[GOAL OF THE EXERCISE]: Copy the listing below in full and skip every picture.

((

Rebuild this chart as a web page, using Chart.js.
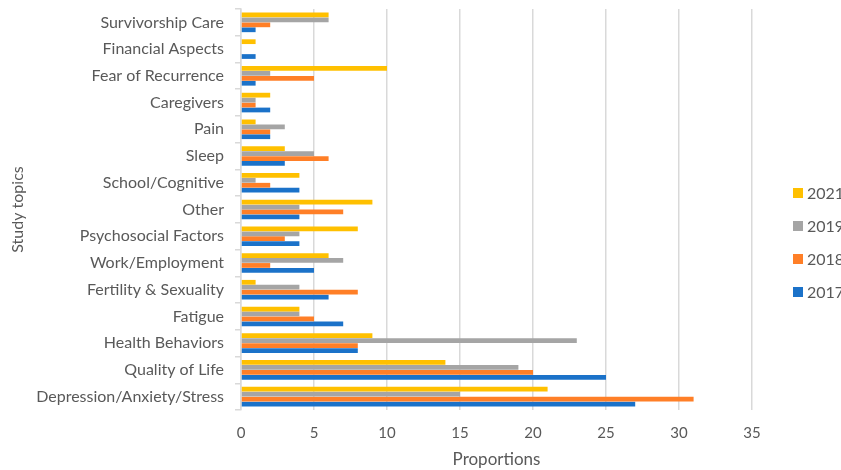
<!DOCTYPE html>
<html>
<head>
<meta charset="utf-8">
<script src="https://cdn.jsdelivr.net/npm/chart.js@4/dist/chart.umd.min.js"></script>
<style>
  html, body { margin: 0; padding: 0; background: #ffffff; }
  #wrap { width: 841px; height: 470px; position: relative; }
</style>
</head>
<body>
<div id="wrap"><canvas id="chart"></canvas></div>
<script>
// Study topics, listed top to bottom
const topics = [
  'Survivorship Care', 'Financial Aspects', 'Fear of Recurrence', 'Caregivers',
  'Pain', 'Sleep', 'School/Cognitive', 'Other', 'Psychosocial Factors',
  'Work/Employment', 'Fertility & Sexuality', 'Fatigue', 'Health Behaviors',
  'Quality of Life', 'Depression/Anxiety/Stress'
];

// Proportions per year, same order as topics
const y2021 = [6, 1, 10, 2, 1, 3, 4, 9, 8, 6, 1, 4, 9, 14, 21];
const y2019 = [6, 0, 2, 1, 3, 5, 1, 4, 4, 7, 4, 4, 23, 19, 15];
const y2018 = [2, 0, 5, 1, 2, 6, 2, 7, 3, 2, 8, 5, 8, 20, 31];
const y2017 = [1, 1, 1, 2, 2, 3, 4, 4, 4, 5, 6, 7, 8, 25, 27];

const xTicks = [0, 5, 10, 15, 20, 25, 30, 35];

const textColor = '#595959';
const gridColor = '#d9d9d9';
const fontFamily = 'Lato, "Open Sans", sans-serif';

// Legend drawn as a vertical list at the right of the plot
const sideLegend = {
  id: 'sideLegend',
  afterDraw(chart) {
    const ctx = chart.ctx;
    const sets = chart.data.datasets;
    ctx.save();
    ctx.font = '16px ' + fontFamily;
    ctx.textBaseline = 'middle';
    ctx.textAlign = 'left';
    sets.forEach((ds, i) => {
      const cy = 193 + i * 33;
      ctx.fillStyle = ds.backgroundColor;
      ctx.fillRect(793, cy - 5, 10, 10);
      ctx.fillStyle = textColor;
      ctx.fillText(ds.label, 807, cy + 1);
    });
    ctx.restore();
  }
};

new Chart(document.getElementById('chart'), {
  type: 'bar',
  data: {
    labels: topics,
    datasets: [
      { label: '2021', data: y2021, backgroundColor: '#FFC000' },
      { label: '2019', data: y2019, backgroundColor: '#A5A5A5' },
      { label: '2018', data: y2018, backgroundColor: '#FF7F27' },
      { label: '2017', data: y2017, backgroundColor: '#1B72C9' }
    ]
  },
  options: {
    indexAxis: 'y',
    responsive: true,
    maintainAspectRatio: false,
    animation: false,
    layout: { padding: { top: 9, right: 89, bottom: 0, left: 0 } },
    datasets: {
      bar: { categoryPercentage: 0.74, barPercentage: 0.96 }
    },
    plugins: {
      legend: { display: false },
      tooltip: { enabled: false }
    },
    scales: {
      x: {
        type: 'linear',
        min: 0,
        max: 35,
        afterBuildTicks(scale) {
          scale.ticks = xTicks.map(v => ({ value: v }));
        },
        afterFit(scale) { scale.height = 60; },
        grid: { color: gridColor, lineWidth: 1.5, drawTicks: false },
        border: { display: false },
        ticks: {
          color: textColor,
          font: { family: fontFamily, size: 15 },
          padding: 14
        },
        title: {
          display: true,
          text: 'Proportions',
          color: textColor,
          font: { family: fontFamily, size: 17 },
          padding: { top: 0, bottom: 0 }
        }
      },
      y: {
        type: 'category',
        afterFit(scale) {
          scale.width = 241;
          scale.paddingTop = 0;
          scale.paddingBottom = 0;
        },
        grid: {
          offset: true,
          drawOnChartArea: false,
          drawTicks: true,
          tickLength: 6,
          color: gridColor,
          lineWidth: 1.5
        },
        border: { display: true, color: gridColor, width: 1.5 },
        ticks: {
          color: textColor,
          font: { family: fontFamily, size: 16 },
          padding: 11,
          autoSkip: false
        },
        title: {
          display: true,
          text: 'Study topics',
          color: textColor,
          font: { family: fontFamily, size: 16 },
          padding: { top: 8, bottom: 0 }
        }
      }
    }
  },
  plugins: [sideLegend]
});
</script>
</body>
</html>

))

[EXPECTED OUTPUT]:
Rebuild this chart as a web page, using Chart.js.
<!DOCTYPE html>
<html>
<head>
<meta charset="utf-8">
<script src="https://cdn.jsdelivr.net/npm/chart.js@4/dist/chart.umd.min.js"></script>
<style>
  html, body { margin: 0; padding: 0; background: #ffffff; }
  #wrap { width: 841px; height: 470px; position: relative; }
</style>
</head>
<body>
<div id="wrap"><canvas id="chart"></canvas></div>
<script>
// Study topics, listed top to bottom
const topics = [
  'Survivorship Care', 'Financial Aspects', 'Fear of Recurrence', 'Caregivers',
  'Pain', 'Sleep', 'School/Cognitive', 'Other', 'Psychosocial Factors',
  'Work/Employment', 'Fertility & Sexuality', 'Fatigue', 'Health Behaviors',
  'Quality of Life', 'Depression/Anxiety/Stress'
];

// Proportions per year, same order as topics
const y2021 = [6, 1, 10, 2, 1, 3, 4, 9, 8, 6, 1, 4, 9, 14, 21];
const y2019 = [6, 0, 2, 1, 3, 5, 1, 4, 4, 7, 4, 4, 23, 19, 15];
const y2018 = [2, 0, 5, 1, 2, 6, 2, 7, 3, 2, 8, 5, 8, 20, 31];
const y2017 = [1, 1, 1, 2, 2, 3, 4, 4, 4, 5, 6, 7, 8, 25, 27];

const xTicks = [0, 5, 10, 15, 20, 25, 30, 35];

const textColor = '#595959';
const gridColor = '#d9d9d9';
const fontFamily = 'Lato, "Open Sans", sans-serif';

// Legend drawn as a vertical list at the right of the plot
const sideLegend = {
  id: 'sideLegend',
  afterDraw(chart) {
    const ctx = chart.ctx;
    const sets = chart.data.datasets;
    ctx.save();
    ctx.font = '16px ' + fontFamily;
    ctx.textBaseline = 'middle';
    ctx.textAlign = 'left';
    sets.forEach((ds, i) => {
      const cy = 193 + i * 33;
      ctx.fillStyle = ds.backgroundColor;
      ctx.fillRect(793, cy - 5, 10, 10);
      ctx.fillStyle = textColor;
      ctx.fillText(ds.label, 807, cy + 1);
    });
    ctx.restore();
  }
};

new Chart(document.getElementById('chart'), {
  type: 'bar',
  data: {
    labels: topics,
    datasets: [
      { label: '2021', data: y2021, backgroundColor: '#FFC000' },
      { label: '2019', data: y2019, backgroundColor: '#A5A5A5' },
      { label: '2018', data: y2018, backgroundColor: '#FF7F27' },
      { label: '2017', data: y2017, backgroundColor: '#1B72C9' }
    ]
  },
  options: {
    indexAxis: 'y',
    responsive: true,
    maintainAspectRatio: false,
    animation: false,
    layout: { padding: { top: 9, right: 89, bottom: 0, left: 0 } },
    datasets: {
      bar: { categoryPercentage: 0.74, barPercentage: 0.96 }
    },
    plugins: {
      legend: { display: false },
      tooltip: { enabled: false }
    },
    scales: {
      x: {
        type: 'linear',
        min: 0,
        max: 35,
        afterBuildTicks(scale) {
          scale.ticks = xTicks.map(v => ({ value: v }));
        },
        afterFit(scale) { scale.height = 60; },
        grid: { color: gridColor, lineWidth: 1.5, drawTicks: false },
        border: { display: false },
        ticks: {
          color: textColor,
          font: { family: fontFamily, size: 15 },
          padding: 14
        },
        title: {
          display: true,
          text: 'Proportions',
          color: textColor,
          font: { family: fontFamily, size: 17 },
          padding: { top: 0, bottom: 0 }
        }
      },
      y: {
        type: 'category',
        afterFit(scale) {
          scale.width = 241;
          scale.paddingTop = 0;
          scale.paddingBottom = 0;
        },
        grid: {
          offset: true,
          drawOnChartArea: false,
          drawTicks: true,
          tickLength: 6,
          color: gridColor,
          lineWidth: 1.5
        },
        border: { display: true, color: gridColor, width: 1.5 },
        ticks: {
          color: textColor,
          font: { family: fontFamily, size: 16 },
          padding: 11,
          autoSkip: false
        },
        title: {
          display: true,
          text: 'Study topics',
          color: textColor,
          font: { family: fontFamily, size: 16 },
          padding: { top: 8, bottom: 0 }
        }
      }
    }
  },
  plugins: [sideLegend]
});
</script>
</body>
</html>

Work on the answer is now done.